Pena di morte, chi l’ha abolita e chi no

Diciassette e centoquaranta. Sono questi, rispettivamente, il numero di paesi che dal 2003, anno di istituzione della Giornata contro la pena di morte, sono diventati abolizionisti per tutti i reati, e quello degli Stati che oggi al mondo non ricorrono più alla pena capitale. Pari al 70% di tutto il pianeta, e appartenenti a ogni tipo di religione, cultura e sistema giuridico. L’ultimo, in ordine di tempo, ad abbandonarla è stato la Lettonia, che l’ha abolita lo scorso gennaio. È quanto rende noto Amnesty International nella decima Giornata contro la pena di morte, che si celebra oggi 10 ottobre.
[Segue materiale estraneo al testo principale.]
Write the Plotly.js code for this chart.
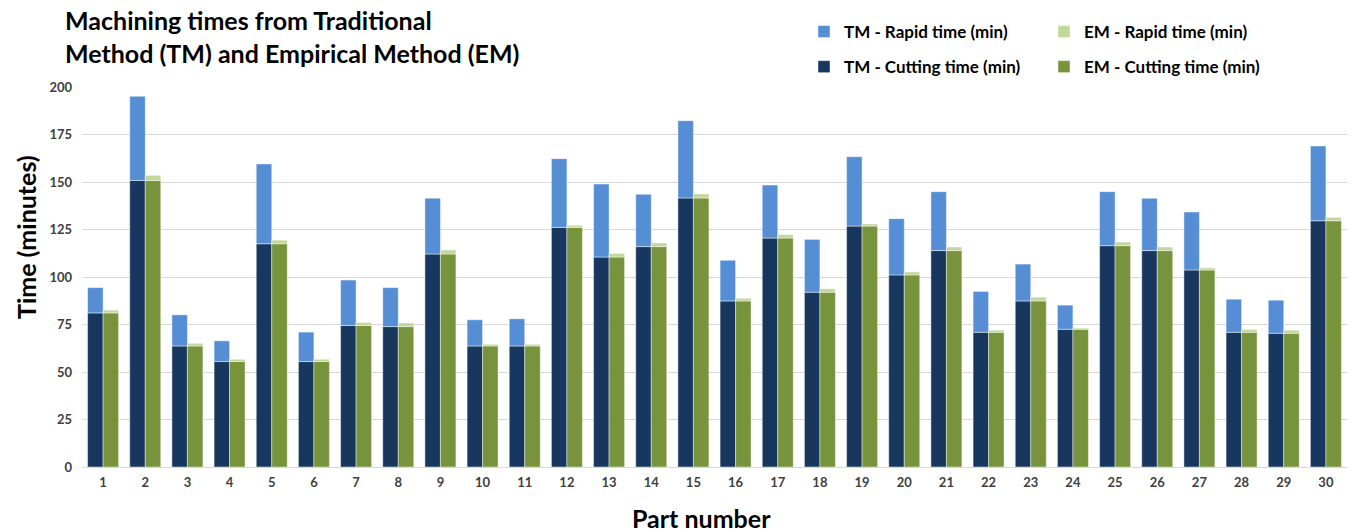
<!DOCTYPE html>
<html>
<head>
<meta charset="utf-8">
<script src="https://cdn.plot.ly/plotly-3.0.1.min.js"></script>
<style>
  html, body { margin: 0; padding: 0; background: #ffffff; }
  #chart { width: 1352px; height: 532px; }
</style>
</head>
<body>
<div id="chart"></div>
<script>
// Part numbers on the category axis
const parts = ['1','2','3','4','5','6','7','8','9','10','11','12','13','14','15',
               '16','17','18','19','20','21','22','23','24','25','26','27','28','29','30'];

// Traditional Method (TM), minutes
const tmCutting = [81.1,150.8,63.7,55.5,117.5,55.5,74.5,73.9,112.1,63.7,63.7,126.1,110.5,116.0,141.6,
                   87.4,120.5,92.0,126.8,101.1,113.9,70.9,87.4,72.5,116.5,113.9,103.7,70.9,70.4,129.6];
const tmRapid   = [13.3,44.3,16.4,10.9,42.0,15.5,23.9,20.5,29.4,13.8,14.3,36.2,38.4,27.5,40.7,
                   21.4,27.9,27.8,36.5,29.6,31.0,21.5,19.4,12.7,28.4,27.5,30.5,17.4,17.4,39.3];

// Empirical Method (EM), minutes
const emCutting = [81.1,150.8,63.7,55.5,117.5,55.5,74.5,73.9,112.1,63.7,63.7,126.1,110.5,116.0,141.6,
                   87.4,120.5,92.0,126.8,101.1,113.9,70.9,87.4,72.5,116.5,113.9,103.7,70.9,70.4,129.6];
const emRapid   = [1.5,2.7,1.4,1.2,1.9,1.2,1.6,1.9,2.1,0.9,0.9,1.1,1.9,1.9,2.1,
                   1.4,1.8,1.8,1.1,1.6,1.9,1.1,2.0,0.6,1.9,1.9,1.1,1.5,1.6,1.8];

const yTicks = [0,25,50,75,100,125,150,175,200];

const FONT = 'Lato, "Open Sans", sans-serif';
const edge = {color: 'rgba(255,255,255,0.55)', width: 0.8};

// plot area in pixels, used to place legends and axis titles in paper units
const W = 1352, H = 532, L = 82, R = 5, T = 87, B = 65;
const PW = W - L - R, PH = H - T - B;
const px2x = (px) => (px - L) / PW;
const py2y = (py) => (H - B - py) / PH;

const traces = [
  {type:'bar', name:'TM - Cutting time (min)', x:parts, y:tmCutting,
   offsetgroup:'TM', legend:'legend', legendgroup:'a2', legendrank:2,
   marker:{color:'#17375E', line:edge}},
  {type:'bar', name:'TM - Rapid time (min)', x:parts, y:tmRapid, base:tmCutting,
   offsetgroup:'TM', legend:'legend', legendgroup:'a1', legendrank:1,
   marker:{color:'#558ED5', line:edge}},
  {type:'bar', name:'EM - Cutting time (min)', x:parts, y:emCutting,
   offsetgroup:'EM', legend:'legend2', legendgroup:'b2', legendrank:2,
   marker:{color:'#77933C', line:edge}},
  {type:'bar', name:'EM - Rapid time (min)', x:parts, y:emRapid, base:emCutting,
   offsetgroup:'EM', legend:'legend2', legendgroup:'b1', legendrank:1,
   marker:{color:'#C3D69B', line:edge}}
];

const legendStyle = (xpx) => ({
  x: px2x(xpx), y: py2y(14), xanchor:'left', yanchor:'top',
  orientation:'v', traceorder:'grouped', tracegroupgap:10,
  font:{family:FONT, size:17, color:'#000000', weight:'bold'},
  bgcolor:'rgba(0,0,0,0)', itemclick:false, itemdoubleclick:false
});

const layout = {
  width:W, height:H,
  paper_bgcolor:'#ffffff', plot_bgcolor:'#ffffff',
  margin:{l:L, r:R, t:T, b:B, autoexpand:false},
  barmode:'group', bargap:0.265, bargroupgap:0,
  font:{family:FONT, color:'#404040'},
  title:{
    text:'Machining times from Traditional<br>Method (TM) and Empirical Method (EM)',
    xref:'container', yref:'container', x:65/W, xanchor:'left',
    y:1 - 30/H, yanchor:'top',
    font:{family:FONT, size:25, color:'#000000', weight:'bold'}
  },
  xaxis:{
    type:'category', tickvals:parts, ticktext:parts,
    showgrid:false, showline:false, zeroline:false, ticks:'',
    tickfont:{family:FONT, size:13, color:'#404040', weight:'bold'},
    ticklabelstandoff:6
  },
  yaxis:{
    range:[0,200], tickvals:yTicks, ticktext:yTicks.map(String),
    showgrid:true, gridcolor:'#D9D9D9', gridwidth:1,
    zeroline:true, zerolinecolor:'#D9D9D9', zerolinewidth:1,
    showline:false, ticks:'',
    tickfont:{family:FONT, size:13, color:'#404040', weight:'bold'},
    ticklabelstandoff:9
  },
  showlegend:true,
  legend: legendStyle(804),
  legend2: legendStyle(1044),
  annotations:[
    {text:'Time (minutes)', xref:'paper', yref:'paper',
     x:px2x(26), y:py2y(237), xanchor:'center', yanchor:'middle', textangle:-90,
     showarrow:false, font:{family:FONT, size:25, color:'#000000', weight:'bold'}},
    {text:'Part number', xref:'paper', yref:'paper',
     x:px2x(701), y:py2y(518), xanchor:'center', yanchor:'middle',
     showarrow:false, font:{family:FONT, size:25, color:'#000000', weight:'bold'}}
  ]
};

Plotly.newPlot('chart', traces, layout, {displayModeBar:false, staticPlot:true});
</script>
</body>
</html>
In dieci anni, fanno sapere dall’organizzazione per la difesa dei diritti umani, 26 nuovi stati hanno ratificato il Secondo protocollo opzionale al Patto internazionale sui diritti civili e politici, che ha per obiettivo l’abolizione della pena di morte, portando il numero degli stati membri aderenti a 75. Ma non solo, come spiega Widney Brown di Amnesty International: “Nel 2011, solo 21 paesi hanno eseguito condanne a morte (sono 58 i territori e gli stati che mantengono la pena capitale, ndr), mentre all’epoca della prima Giornata mondiale erano stati 28. Nel frattempo, 17 paesi l’hanno abolita per tutti i reati, un segnale di grande progresso. Nonostante ciò, quella contro la pena di morte resta una lotta di lungo periodo e c’è ancora molto da fare per convincere i paesi rimasti a porvi fine una volta per sempre”. 

Se infatti la tendenza abolizionista negli anni è aumentata, sono ancora molti i paesi che ricorrono alla pena capitale, tra cui giganti come la Cina (dove non è possibile conoscere neanche il numero delle esecuzioni), gli Stati Uniti (sebbene alcuni paesi stanno diventando abolizionisti), a cui si aggiungono Corea del Nord, Iran e Iraq. A questo si accompagna anche la ripresa delle esecuzioni in paesi come Botswana, Gambia e Giappone, che sembravano aver interrotto il ricorso alla pena. 

Complessivamente nel 2011 sono state almeno 680 le condanne eseguite in 21 paesi e altre 1923 sono state quelle emesse, in 63 paesi. Un dato sottostimato, precisa Amnesty International, che riguarda solo i casi di cui l’associazione viene a conoscenza (ed esclude la Cina). Crimini religiosi, crimini sessuali e terrorismo, tra i reati puniti con la pena capitale, che spesso riguarda coloro che dispongono di pochi mezzi economici, non possono ricorrere a un avvocato o anche solo non capiscono la lingua.

“Nessun sistema giudiziario sulla Terra è perfetto e anche quando si rispettassero tutte le garanzie, resterebbe sempre il rischio di mettere a morte innocenti. Nessuno Stato può giustificare l’assunzione di un rischio del genere. Questa possibilità, così come l’irreversibilità della pena di morte, sono solo due delle ragioni per cui continuiamo a chiedere agli Stati mantenitori di ripensarci, nell’auspicio che si aggiungano alla grande maggioranza del mondo che ha detto basta a questa pena definitiva, crudele e disumana”, ha infine concluso Brown.

Riferimenti e credits immagine: Amnesty International

Nell’immagine in giallo i paesi totalmente abolizionisti

1 commento

  1. Purtroppo i dati ufficiali sono poco significativi. Infatti ci sono Paesi in cui l’esecuzione capitale avviene clandestinamente ad opera degli squadroni della morte (militari o polizia), soprattutto per i reati d’opinione. Inoltre c’è un paese enorme come la Cina (e i suoi satelliti) in cui la pena capitale è praticata su larga scala, senza statistiche ufficiali, anche per alimentare un lucroso traffico di organi, con la complicità del sistema giudiziario.
    E poi ci sono tanti paesi in cui la giustizia “fai da te” è lungi dall’essere abbandonata.
    Credo che scandalizzarsi di fronte alla pena di morte, che è solo un metodo per eliminare emarginati e altri soggetti deboli, sia un po’ ipocrita nel mondo attuale e che ci siano ben altre battaglie ideali da condurre per i diritti umani.